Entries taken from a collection
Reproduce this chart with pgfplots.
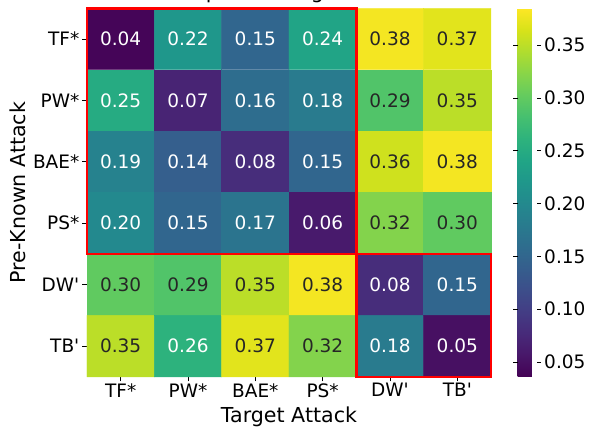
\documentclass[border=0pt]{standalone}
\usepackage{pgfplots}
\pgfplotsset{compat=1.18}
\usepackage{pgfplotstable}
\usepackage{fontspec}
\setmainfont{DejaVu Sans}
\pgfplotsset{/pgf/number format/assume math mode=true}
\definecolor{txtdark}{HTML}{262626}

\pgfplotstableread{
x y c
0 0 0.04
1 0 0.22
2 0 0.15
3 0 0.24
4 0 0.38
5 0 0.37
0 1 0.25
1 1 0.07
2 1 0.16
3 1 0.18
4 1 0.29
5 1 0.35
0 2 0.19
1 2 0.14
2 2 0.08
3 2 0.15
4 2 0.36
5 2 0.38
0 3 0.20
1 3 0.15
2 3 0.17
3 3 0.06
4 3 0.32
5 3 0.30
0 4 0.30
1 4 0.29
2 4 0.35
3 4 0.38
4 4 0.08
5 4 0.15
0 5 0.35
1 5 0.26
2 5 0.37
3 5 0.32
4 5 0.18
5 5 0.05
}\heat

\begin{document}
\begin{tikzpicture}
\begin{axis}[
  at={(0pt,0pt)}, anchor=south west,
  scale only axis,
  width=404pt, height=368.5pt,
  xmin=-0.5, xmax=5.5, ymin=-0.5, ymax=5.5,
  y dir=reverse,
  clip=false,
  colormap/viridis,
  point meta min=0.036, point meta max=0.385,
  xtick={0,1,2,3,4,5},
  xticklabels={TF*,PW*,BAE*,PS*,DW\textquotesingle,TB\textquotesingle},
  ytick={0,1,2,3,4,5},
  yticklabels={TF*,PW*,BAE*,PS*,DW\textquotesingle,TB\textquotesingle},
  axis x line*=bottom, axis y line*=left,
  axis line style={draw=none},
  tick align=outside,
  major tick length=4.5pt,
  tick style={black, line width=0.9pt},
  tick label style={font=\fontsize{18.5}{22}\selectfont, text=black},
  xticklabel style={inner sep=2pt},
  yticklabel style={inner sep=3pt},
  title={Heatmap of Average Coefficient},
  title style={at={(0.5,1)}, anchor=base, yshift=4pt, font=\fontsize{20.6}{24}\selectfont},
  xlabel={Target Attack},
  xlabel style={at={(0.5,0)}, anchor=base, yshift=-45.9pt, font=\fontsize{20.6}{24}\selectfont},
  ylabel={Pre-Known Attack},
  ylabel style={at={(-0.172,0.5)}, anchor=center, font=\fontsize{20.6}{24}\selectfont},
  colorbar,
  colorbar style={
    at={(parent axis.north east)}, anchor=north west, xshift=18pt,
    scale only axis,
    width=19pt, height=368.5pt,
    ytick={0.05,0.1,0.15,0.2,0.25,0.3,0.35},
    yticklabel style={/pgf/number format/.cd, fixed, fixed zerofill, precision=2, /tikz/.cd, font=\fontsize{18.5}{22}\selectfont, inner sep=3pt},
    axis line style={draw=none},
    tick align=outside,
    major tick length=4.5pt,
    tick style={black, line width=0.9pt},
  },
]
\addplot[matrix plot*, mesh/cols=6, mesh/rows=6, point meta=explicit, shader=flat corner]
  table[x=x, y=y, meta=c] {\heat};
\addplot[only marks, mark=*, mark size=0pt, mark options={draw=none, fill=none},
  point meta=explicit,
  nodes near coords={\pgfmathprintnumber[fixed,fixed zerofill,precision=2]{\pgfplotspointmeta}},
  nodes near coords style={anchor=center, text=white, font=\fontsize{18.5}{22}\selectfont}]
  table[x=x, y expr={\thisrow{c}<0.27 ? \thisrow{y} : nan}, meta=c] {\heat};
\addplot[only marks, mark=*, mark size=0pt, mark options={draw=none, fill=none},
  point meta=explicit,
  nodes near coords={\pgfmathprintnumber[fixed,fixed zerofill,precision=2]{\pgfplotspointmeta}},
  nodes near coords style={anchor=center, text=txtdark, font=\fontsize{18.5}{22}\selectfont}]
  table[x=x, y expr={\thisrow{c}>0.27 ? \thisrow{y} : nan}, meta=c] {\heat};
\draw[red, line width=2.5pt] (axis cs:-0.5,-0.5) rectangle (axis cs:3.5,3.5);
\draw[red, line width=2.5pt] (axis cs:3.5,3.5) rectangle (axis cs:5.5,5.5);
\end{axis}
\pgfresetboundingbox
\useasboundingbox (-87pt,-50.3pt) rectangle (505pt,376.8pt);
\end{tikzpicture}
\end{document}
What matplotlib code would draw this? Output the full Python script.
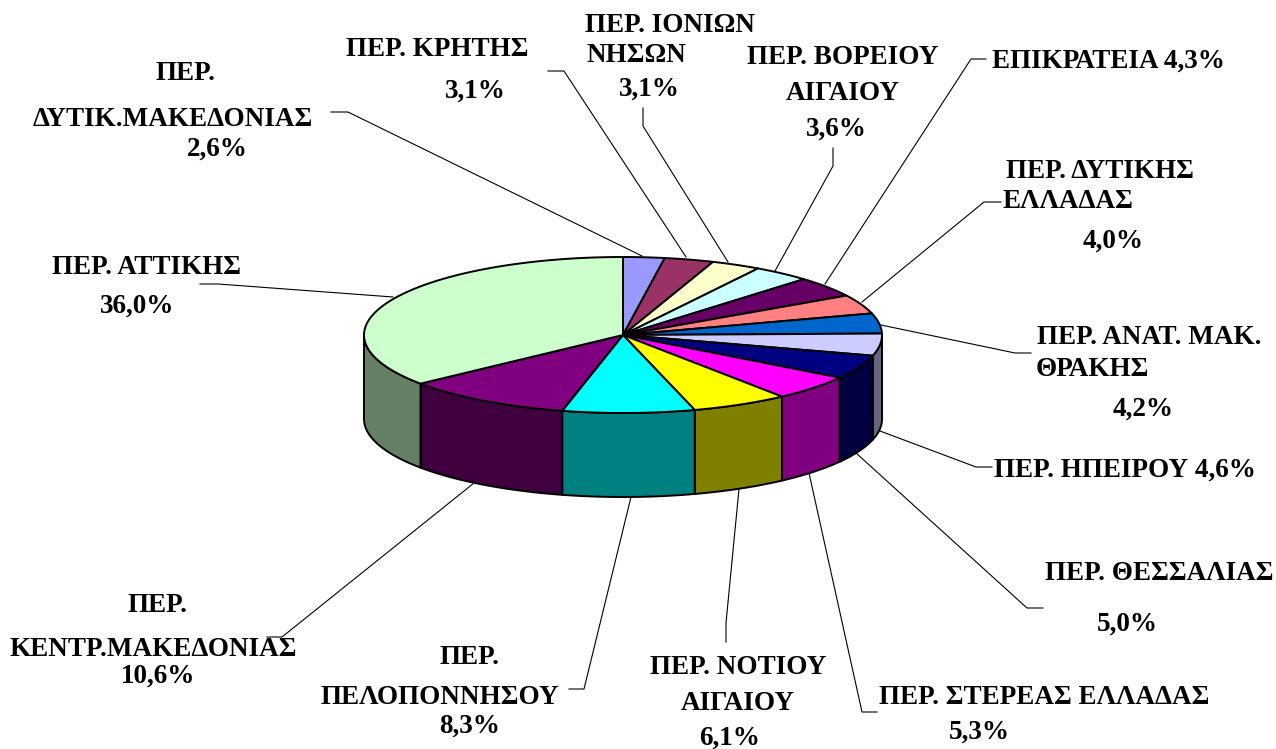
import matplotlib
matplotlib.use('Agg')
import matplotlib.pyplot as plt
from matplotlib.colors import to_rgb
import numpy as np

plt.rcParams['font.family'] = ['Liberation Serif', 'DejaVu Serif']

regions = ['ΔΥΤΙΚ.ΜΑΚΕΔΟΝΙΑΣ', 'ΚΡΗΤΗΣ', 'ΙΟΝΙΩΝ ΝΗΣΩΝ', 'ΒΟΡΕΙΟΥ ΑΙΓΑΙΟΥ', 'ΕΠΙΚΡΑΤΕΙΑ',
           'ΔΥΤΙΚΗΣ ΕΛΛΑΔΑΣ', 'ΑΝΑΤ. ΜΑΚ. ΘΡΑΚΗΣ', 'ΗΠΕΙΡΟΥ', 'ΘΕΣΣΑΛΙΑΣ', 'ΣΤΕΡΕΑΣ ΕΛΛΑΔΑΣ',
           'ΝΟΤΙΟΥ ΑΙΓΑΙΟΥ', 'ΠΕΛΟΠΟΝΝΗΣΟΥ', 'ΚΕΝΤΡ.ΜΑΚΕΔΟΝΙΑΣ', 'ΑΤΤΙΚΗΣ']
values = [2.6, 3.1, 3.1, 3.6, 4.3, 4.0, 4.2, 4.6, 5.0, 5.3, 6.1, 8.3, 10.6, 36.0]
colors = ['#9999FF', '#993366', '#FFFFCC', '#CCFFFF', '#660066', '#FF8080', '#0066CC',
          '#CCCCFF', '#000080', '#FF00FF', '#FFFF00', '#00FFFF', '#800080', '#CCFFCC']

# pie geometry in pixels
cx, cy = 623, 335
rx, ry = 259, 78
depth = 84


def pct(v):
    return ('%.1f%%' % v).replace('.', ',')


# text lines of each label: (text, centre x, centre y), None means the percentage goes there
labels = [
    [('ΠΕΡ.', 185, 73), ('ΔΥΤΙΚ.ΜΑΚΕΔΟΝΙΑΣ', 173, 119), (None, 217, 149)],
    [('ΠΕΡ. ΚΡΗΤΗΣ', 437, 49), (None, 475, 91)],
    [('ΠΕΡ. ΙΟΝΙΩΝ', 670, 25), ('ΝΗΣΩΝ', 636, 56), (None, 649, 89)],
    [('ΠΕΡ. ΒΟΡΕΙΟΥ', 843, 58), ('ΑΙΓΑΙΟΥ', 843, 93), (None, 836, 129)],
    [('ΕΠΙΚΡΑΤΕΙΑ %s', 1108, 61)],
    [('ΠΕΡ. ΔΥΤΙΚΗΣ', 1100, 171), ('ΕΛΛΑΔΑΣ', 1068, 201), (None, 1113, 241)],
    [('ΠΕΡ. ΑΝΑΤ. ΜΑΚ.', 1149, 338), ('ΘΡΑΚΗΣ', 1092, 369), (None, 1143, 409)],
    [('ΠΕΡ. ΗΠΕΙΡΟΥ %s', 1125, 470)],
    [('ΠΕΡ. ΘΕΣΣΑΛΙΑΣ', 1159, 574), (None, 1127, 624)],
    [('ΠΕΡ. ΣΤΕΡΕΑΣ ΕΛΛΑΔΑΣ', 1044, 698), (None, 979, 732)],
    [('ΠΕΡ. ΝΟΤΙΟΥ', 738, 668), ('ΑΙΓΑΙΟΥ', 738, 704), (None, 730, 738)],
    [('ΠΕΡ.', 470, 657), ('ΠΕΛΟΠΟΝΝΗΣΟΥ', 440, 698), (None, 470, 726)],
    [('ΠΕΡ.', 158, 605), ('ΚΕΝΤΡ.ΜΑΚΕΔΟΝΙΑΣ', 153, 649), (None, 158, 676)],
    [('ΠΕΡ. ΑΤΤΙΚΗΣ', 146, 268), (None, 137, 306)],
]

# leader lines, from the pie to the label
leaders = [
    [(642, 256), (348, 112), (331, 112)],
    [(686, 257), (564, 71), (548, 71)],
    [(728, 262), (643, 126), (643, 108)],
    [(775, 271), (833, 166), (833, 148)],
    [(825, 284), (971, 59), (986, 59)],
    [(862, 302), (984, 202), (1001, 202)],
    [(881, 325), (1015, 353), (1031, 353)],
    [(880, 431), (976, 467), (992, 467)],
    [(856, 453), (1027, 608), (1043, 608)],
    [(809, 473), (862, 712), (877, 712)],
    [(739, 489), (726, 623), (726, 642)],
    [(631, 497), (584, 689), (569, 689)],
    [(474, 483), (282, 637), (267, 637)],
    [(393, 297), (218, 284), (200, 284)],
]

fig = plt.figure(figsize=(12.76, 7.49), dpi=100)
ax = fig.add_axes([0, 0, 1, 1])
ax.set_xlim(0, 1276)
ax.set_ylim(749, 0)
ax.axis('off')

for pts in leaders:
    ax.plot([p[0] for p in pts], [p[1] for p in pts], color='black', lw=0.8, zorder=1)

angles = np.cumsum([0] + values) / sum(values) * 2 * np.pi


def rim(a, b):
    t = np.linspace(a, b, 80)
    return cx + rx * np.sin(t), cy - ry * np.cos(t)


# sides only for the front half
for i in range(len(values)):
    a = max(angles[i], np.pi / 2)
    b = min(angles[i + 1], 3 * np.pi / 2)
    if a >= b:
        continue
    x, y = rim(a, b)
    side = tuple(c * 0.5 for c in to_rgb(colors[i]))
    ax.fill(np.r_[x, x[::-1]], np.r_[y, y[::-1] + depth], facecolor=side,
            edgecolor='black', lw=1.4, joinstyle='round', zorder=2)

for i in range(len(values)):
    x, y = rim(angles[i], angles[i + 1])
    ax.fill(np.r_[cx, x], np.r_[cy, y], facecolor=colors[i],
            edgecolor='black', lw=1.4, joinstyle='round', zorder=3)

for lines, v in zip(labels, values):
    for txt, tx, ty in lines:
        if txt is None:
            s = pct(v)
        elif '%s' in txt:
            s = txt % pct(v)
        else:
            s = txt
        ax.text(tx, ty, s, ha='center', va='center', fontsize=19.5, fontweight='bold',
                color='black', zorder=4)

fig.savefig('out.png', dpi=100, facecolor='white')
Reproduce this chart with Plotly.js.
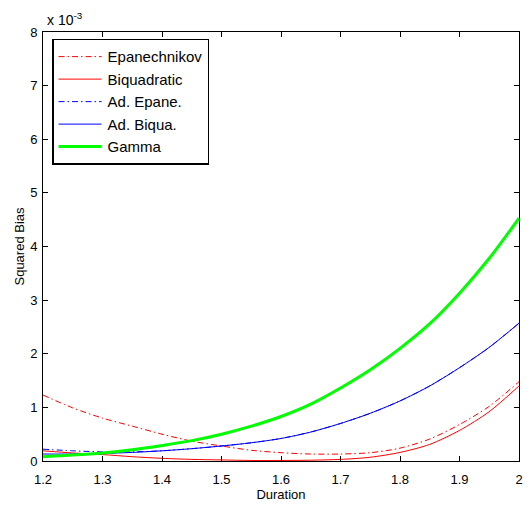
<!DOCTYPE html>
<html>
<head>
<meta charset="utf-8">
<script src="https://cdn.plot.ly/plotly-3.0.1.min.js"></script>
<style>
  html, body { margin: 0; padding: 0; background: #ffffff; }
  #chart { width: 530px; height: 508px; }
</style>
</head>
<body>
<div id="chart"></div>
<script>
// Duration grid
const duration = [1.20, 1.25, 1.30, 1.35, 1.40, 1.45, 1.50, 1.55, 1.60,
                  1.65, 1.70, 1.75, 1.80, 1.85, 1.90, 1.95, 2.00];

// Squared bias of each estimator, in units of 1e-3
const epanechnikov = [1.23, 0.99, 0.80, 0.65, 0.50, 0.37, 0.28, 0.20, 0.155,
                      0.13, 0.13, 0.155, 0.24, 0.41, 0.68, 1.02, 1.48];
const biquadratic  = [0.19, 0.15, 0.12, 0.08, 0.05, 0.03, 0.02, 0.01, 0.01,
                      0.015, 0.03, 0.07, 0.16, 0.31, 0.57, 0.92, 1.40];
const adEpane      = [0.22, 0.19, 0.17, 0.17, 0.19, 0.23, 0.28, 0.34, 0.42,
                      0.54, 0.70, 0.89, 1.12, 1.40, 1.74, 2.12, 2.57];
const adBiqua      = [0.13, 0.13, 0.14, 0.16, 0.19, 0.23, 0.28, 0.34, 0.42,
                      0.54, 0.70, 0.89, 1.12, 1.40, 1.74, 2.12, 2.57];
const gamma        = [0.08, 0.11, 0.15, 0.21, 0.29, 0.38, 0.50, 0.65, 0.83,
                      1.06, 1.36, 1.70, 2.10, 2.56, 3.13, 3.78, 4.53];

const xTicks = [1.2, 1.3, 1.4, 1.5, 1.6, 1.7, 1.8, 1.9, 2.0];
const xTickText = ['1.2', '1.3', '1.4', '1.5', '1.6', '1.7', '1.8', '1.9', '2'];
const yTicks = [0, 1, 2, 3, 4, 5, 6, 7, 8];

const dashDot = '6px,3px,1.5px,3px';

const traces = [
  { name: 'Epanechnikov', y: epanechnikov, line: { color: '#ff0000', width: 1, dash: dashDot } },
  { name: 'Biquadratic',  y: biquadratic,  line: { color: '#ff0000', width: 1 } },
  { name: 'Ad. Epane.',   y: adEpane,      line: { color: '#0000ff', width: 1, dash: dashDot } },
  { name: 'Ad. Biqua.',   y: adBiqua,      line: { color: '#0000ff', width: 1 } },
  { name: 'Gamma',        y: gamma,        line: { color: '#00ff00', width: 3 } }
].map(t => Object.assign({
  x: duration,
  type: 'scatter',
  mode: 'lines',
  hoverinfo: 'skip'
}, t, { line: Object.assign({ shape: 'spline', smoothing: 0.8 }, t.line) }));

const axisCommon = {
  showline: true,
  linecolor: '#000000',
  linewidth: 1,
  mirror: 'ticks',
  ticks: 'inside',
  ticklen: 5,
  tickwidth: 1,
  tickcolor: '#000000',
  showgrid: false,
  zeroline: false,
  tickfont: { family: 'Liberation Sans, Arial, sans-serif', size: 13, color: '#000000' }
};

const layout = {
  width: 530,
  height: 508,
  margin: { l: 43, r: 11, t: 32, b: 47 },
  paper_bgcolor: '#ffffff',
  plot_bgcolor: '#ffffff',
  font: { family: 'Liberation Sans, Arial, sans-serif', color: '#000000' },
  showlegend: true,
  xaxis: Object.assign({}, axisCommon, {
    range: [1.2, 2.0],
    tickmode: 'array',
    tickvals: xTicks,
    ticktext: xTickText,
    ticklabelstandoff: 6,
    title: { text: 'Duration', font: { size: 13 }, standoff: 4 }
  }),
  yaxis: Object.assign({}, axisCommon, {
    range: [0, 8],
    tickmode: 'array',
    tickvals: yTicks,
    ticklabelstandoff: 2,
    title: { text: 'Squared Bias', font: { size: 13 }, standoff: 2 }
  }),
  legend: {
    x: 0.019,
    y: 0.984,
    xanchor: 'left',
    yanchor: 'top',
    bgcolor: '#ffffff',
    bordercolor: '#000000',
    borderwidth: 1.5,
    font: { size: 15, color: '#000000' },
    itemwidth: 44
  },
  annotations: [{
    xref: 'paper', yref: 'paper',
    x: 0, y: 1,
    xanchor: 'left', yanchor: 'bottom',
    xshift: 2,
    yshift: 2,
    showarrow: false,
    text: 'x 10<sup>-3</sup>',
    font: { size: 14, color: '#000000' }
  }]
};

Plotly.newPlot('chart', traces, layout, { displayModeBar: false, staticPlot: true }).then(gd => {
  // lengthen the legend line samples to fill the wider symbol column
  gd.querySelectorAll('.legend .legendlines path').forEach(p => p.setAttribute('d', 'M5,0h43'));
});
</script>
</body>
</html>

To be done
Copy word for word every line from the one with "What matplotlib code" through the one with "plt.rcParams['font.family'] = ['Liberation", including both. No pictures belong in the copy.

Worked answer
What matplotlib code would draw this? Output the full Python script.
import matplotlib
matplotlib.use('Agg')
import matplotlib.pyplot as plt
from matplotlib.colors import to_rgb
import numpy as np

plt.rcParams['font.family'] = ['Liberation Serif', 'DejaVu Serif']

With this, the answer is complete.